IRELAND’S reputation abroad has been “rebuilt” this week with the visit of Queen Elizabeth, according to Tánaiste and Minister for Foreign Affairs Eamon Gilmore.
Images of the visit have been beamed all over the world, shining a more positive light on the country, whose reputation has been battered in recent years.
The Labour leader said the world was told that “here is a country that is doing things very well, that is coping with its difficulties, that’s struggling with its difficulties but that’s working through them”.
He added: “We’ve come through three years where the stories coming out about Ireland abroad were all negative.”
But a message has now been sent out that Ireland is “open for business, that it’s trading and that it has this mature relationship with its nearest neighbour.
“It is a good week for Ireland internationally.”
It came as a surprise to everyone that the Queen used some words of Irish at the start of her speech in Dublin Castle on Wednesday night.
But Mr Gilmore revealed that British Prime Minister David Cameron had told him and Taoiseach Enda Kenny that “there were going to be some surprises and it was going to go a bit further than some people had anticipated”.
The foreign minister added that the reconciliatory speeches by both the Queen and President Mary McAleese “marked a new level of respect between the two states”.
Although the Government did not make any progress during the week in securing the release of British intelligence files on the Dublin and Monaghan bombings of 1974, Mr Gilmore pledged it will continue to pursue the issue.
“The British side say there are legal difficulties in releasing some of these files.
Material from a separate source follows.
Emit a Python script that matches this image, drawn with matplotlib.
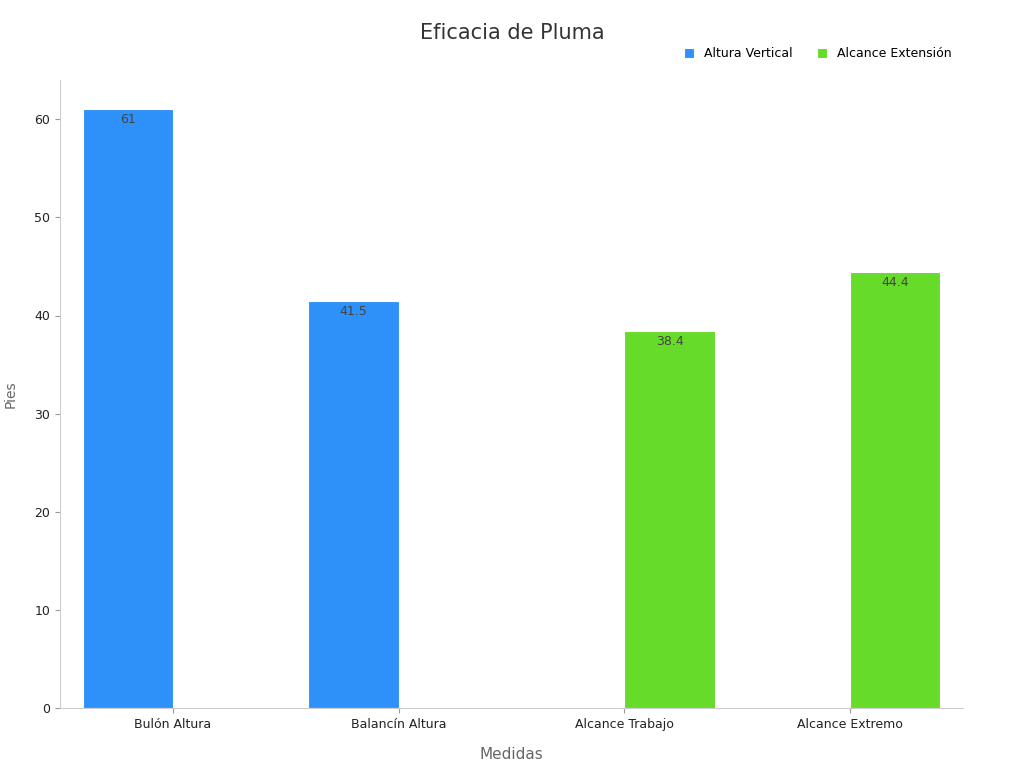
import matplotlib
matplotlib.use("Agg")
import matplotlib.pyplot as plt
import numpy as np

categories = ["Bulón Altura", "Balancín Altura", "Alcance Trabajo", "Alcance Extremo"]
series_names = ["Altura Vertical", "Alcance Extensión"]
altura_vertical = [61, 41.5, None, None]
alcance_extension = [None, None, 38.4, 44.4]
colors = ["#2e91fa", "#66db29"]

fig = plt.figure(figsize=(10.24, 7.68), dpi=100)
ax = fig.add_axes([60/1024, 60/768, 903/1024, 628/768])
x = np.arange(len(categories))
w = 0.4
for vals, off, c, name in [(altura_vertical, -w/2, colors[0], series_names[0]),
                           (alcance_extension, w/2, colors[1], series_names[1])]:
    xs = [xi + off for xi, v in zip(x, vals) if v is not None]
    vs = [v for v in vals if v is not None]
    bars = ax.bar(xs, vs, width=w, color=c, edgecolor="white", linewidth=0.8, label=name)
    for b, v in zip(bars, vs):
        ax.text(b.get_x() + b.get_width()/2, v - 0.4, f"{v:g}", ha="center", va="top",
                fontsize=9, color="#444444")

ax.set_xlim(-0.5, 3.5)
ax.set_ylim(0, 64)
ax.set_xticks(x)
ax.set_xticklabels(categories, fontsize=9, color="#222222")
ax.set_yticks(range(0, 61, 10))
ax.tick_params(axis="y", labelsize=9, colors="#222222")
ax.tick_params(color="#999999")
for s in ["top", "right"]:
    ax.spines[s].set_visible(False)
for s in ["left", "bottom"]:
    ax.spines[s].set_color("#cccccc")
ax.set_xlabel("Medidas", fontsize=11, color="#666666", labelpad=12)
ax.set_ylabel("Pies", fontsize=10, color="#666666", labelpad=12)
fig.text(0.5, 0.957, "Eficacia de Pluma", ha="center", va="center", fontsize=15, color="#333333")
ax.legend(loc="upper right", bbox_to_anchor=(1.0, 1.07), ncol=2, frameon=False,
          fontsize=9, handlelength=0.8, handleheight=0.8, columnspacing=2)
fig.savefig("out.png", dpi=100)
But we’re going to continue working on this,” he told RTÉ radio.
He said Sinn Féin may have “misjudged the mood of the public” on the Queen’s visit by the party’s refusal to attend a number of events, including the Dublin Castle speech.
Sinn Féin president Gerry Adams said that while her expression of sympathy was “sincere”, her words of reconciliation were a “gross understatement”.
In an interview on the BBC, he said relations between the two states would not be “normalised to the fullest extent while Ireland remains partitioned”.